C3: A System for Automating Application-level Checkpointing of MPI Programs
Greg Bronevetsky, Daniel Marques, Keshav Pingali, Paul
Stodghill
To appear at
16th Workshop on Languages and Compilers for Parallel Computing (LCPC03), College Station, TX, 2-4 October 2003
Full Text, Printable Abstract.
Abstract
Fault-tolerance is becoming necessary on high-performance platforms.
Checkpointing techniques make programs fault-tolerant
by saving their state periodically and restoring this state after
failure. System-level checkpointing saves the state of the entire
machine on stable storage, but this usually has too much overhead.
In practice, programmers do manual application-level checkpointing by
writing code to (i) save the values of key program variables at
critical points in the program, and (ii) restore the entire
computational state from these values during recovery. However, this
can be difficult to do in general MPI programs.
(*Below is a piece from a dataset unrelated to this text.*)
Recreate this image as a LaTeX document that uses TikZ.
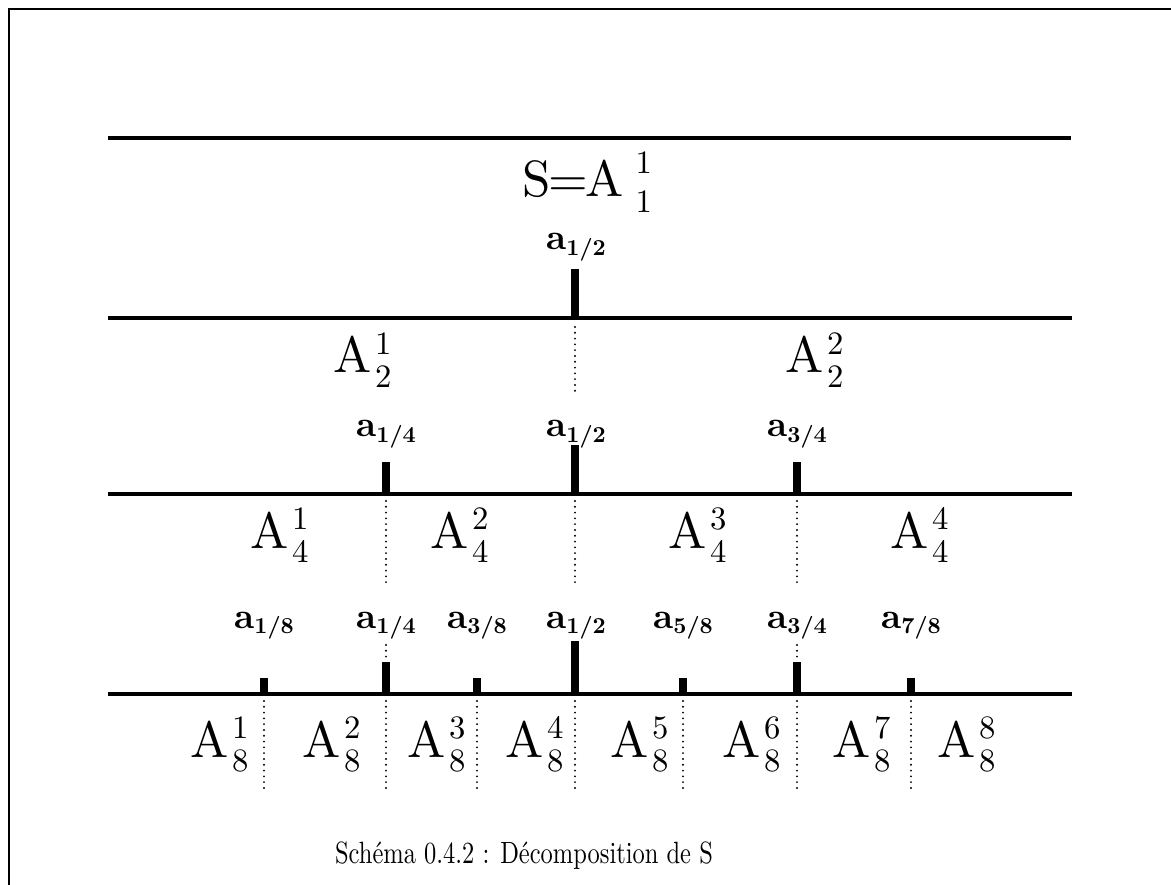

In ([2], [3]) we have presented a
distributed checkpoint coordination protocol which handles MPI's
point-to-point and collective constructs, while dealing with the unique
challenges of application-level checkpointing. We have implemented our
protocols as part of a thin software layer that sits between the
application program and the MPI library, so it does not require any
modifications to the MPI library. This thin layer is used by the C3
(Cornell Checkpoint (pre-)Compiler), a tool that automatically converts
an MPI application in an equivalent fault-tolerant version. In this
paper, we summarize our work on this system to date. We also present
experimental results that show that the overhead introduced by the
protocols are small. We also discuss a number of future areas of
research.